The need for Investment in Afghanistan has never been greater

The World Bank has ranked Afghanistan, as the 177th easiest country in which to do business with in the world. Unfortunately that was out of 188 economies. Here’s a quick barrage of some more dismal figures… In 2014 Afghanistan’s economy lost a third of its value, and annual economic growth slowed from 14% down to 1.5% where it hovers around today. 70% of Afghans currently live in chronic poverty, and Afghanistan’s tax revenues astonishingly account for less than 10% of its GDP. All of this, combined with an increasingly fragile security situation, means that Afghans currently form around 20% of those refugees entering Europe, making them the second largest group of refugees behind Syrians. 

This unpleasant gulp of statistics might explain why we believe there is a glaring social need for foreign companies to invest money in Afghanistan’s economy. However, it doesn’t explain why I’m talking about investment and not aid.

Why more Aid is not the solution

Ready for another unpalatable gulp? The US has singlehandedly spent well over $100 billion of aid in Afghanistan since 2001. That’s more than the US spent on the Marshall Plan to reconstruct Europe following World War Two. While this Aid has helped the country make notable progress in areas such as healthcare and education, unfortunately these gains seem disproportionately small when compared to the amount of money spent.

 

Looking at the bigger picture aid has done a great deal of harm to Afghanistan: fuelling debilitating corruption throughout the government and creating an aid dependent nation where Afghans, from government officials right the way down to labourers, are disincentivised to perform.

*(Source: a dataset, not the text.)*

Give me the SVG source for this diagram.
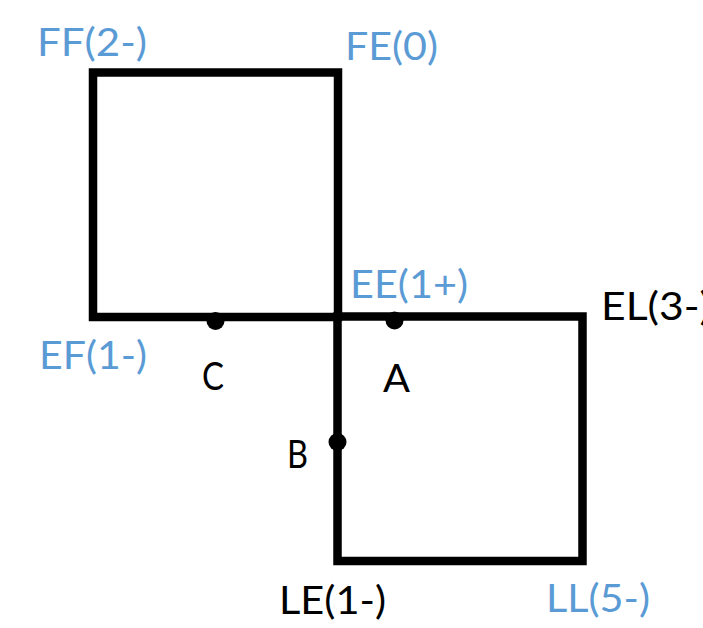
<svg xmlns="http://www.w3.org/2000/svg" width="703" height="628" viewBox="0 0 703 628">
<style>
.sq{fill:none;stroke:#000;stroke-width:8.5;stroke-linejoin:miter}
.t{font-family:Lato,"Open Sans","Liberation Sans",sans-serif;font-size:39px}
.b{fill:#5B9BD5}
.k{fill:#000}
.dot{fill:#000}
</style>
<rect width="703" height="628" fill="#fff"/>
<g id="square-upper">
<rect class="sq" x="93" y="72.5" width="245" height="244.5"/>
</g>
<g id="square-lower">
<rect class="sq" x="337.5" y="316.5" width="245" height="244.5"/>
</g>
<g id="points">
<g id="point-C"><circle class="dot" cx="215.5" cy="321" r="9"/><text class="t k" x="202" y="390" textLength="22" lengthAdjust="spacingAndGlyphs">C</text></g>
<g id="point-A"><circle class="dot" cx="394.5" cy="320.5" r="9"/><text class="t k" x="383" y="391.5" textLength="27" lengthAdjust="spacingAndGlyphs">A</text></g>
<g id="point-B"><circle class="dot" cx="337.5" cy="442" r="9"/><text class="t k" x="287" y="468" textLength="21" lengthAdjust="spacingAndGlyphs">B</text></g>
</g>
<g id="labels">
<text class="t b" x="37" y="56" textLength="110" lengthAdjust="spacingAndGlyphs">FF(2-)</text>
<text class="t b" x="345" y="60" textLength="93" lengthAdjust="spacingAndGlyphs">FE(0)</text>
<text class="t b" x="350" y="298" textLength="118" lengthAdjust="spacingAndGlyphs">EE(1+)</text>
<text class="t k" x="601" y="320" textLength="110" lengthAdjust="spacingAndGlyphs">EL(3-)</text>
<text class="t b" x="39" y="369" textLength="108" lengthAdjust="spacingAndGlyphs">EF(1-)</text>
<text class="t k" x="279" y="614" textLength="107" lengthAdjust="spacingAndGlyphs">LE(1-)</text>
<text class="t b" x="546" y="612" textLength="104" lengthAdjust="spacingAndGlyphs">LL(5-)</text>
</g>
</svg>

Working in Afghanistan we saw everyday how the psychology of dependency was stifling the entrepreneurial spirit of talented artisans. Of course it is not in NGO’s interests to see the businesses they support fail – and yet this knowledge means that businesses performing poorly are propped up long after markets would have forced them to close.

This is why the involvement of the private sector is so important for development in countries like Afghanistan. When we buy a product from a craftsmen they know we are buying that product for one reason only: we think it is a beautiful, high quality product. They also know that if they don’t perform on an order, we will use other suppliers. Get competitive, or lose out - there are no blurred lines, and that clarity is what businesses need to grow.

The need for NGOs & the Private Sector to work in Tandem

Without NGOs private sector development would be almost impossible. NGOs such as the Turquoise Mountain Foundation have rescued Afghanistan’s crafts from the brink of extinction, and given craftsmen world-class training and infrastructure support which the private sector would never and could never provide.

However, now trained and equipped, what craftsmen need above everything else is sustainable sales. This is where we come in. As a business we believe we will be able to generate sales in a way that is difficult for NGO’s to do. We are light on our feet, close to our customers in Europe, and unbridled by NGO law we are able to make quick commercial decisions.

By working together with NGOs such as Turquoise Mountain we hope to harness the strengths of both the public and private sector to build a better, brighter, more sustainable future for Afghanistan.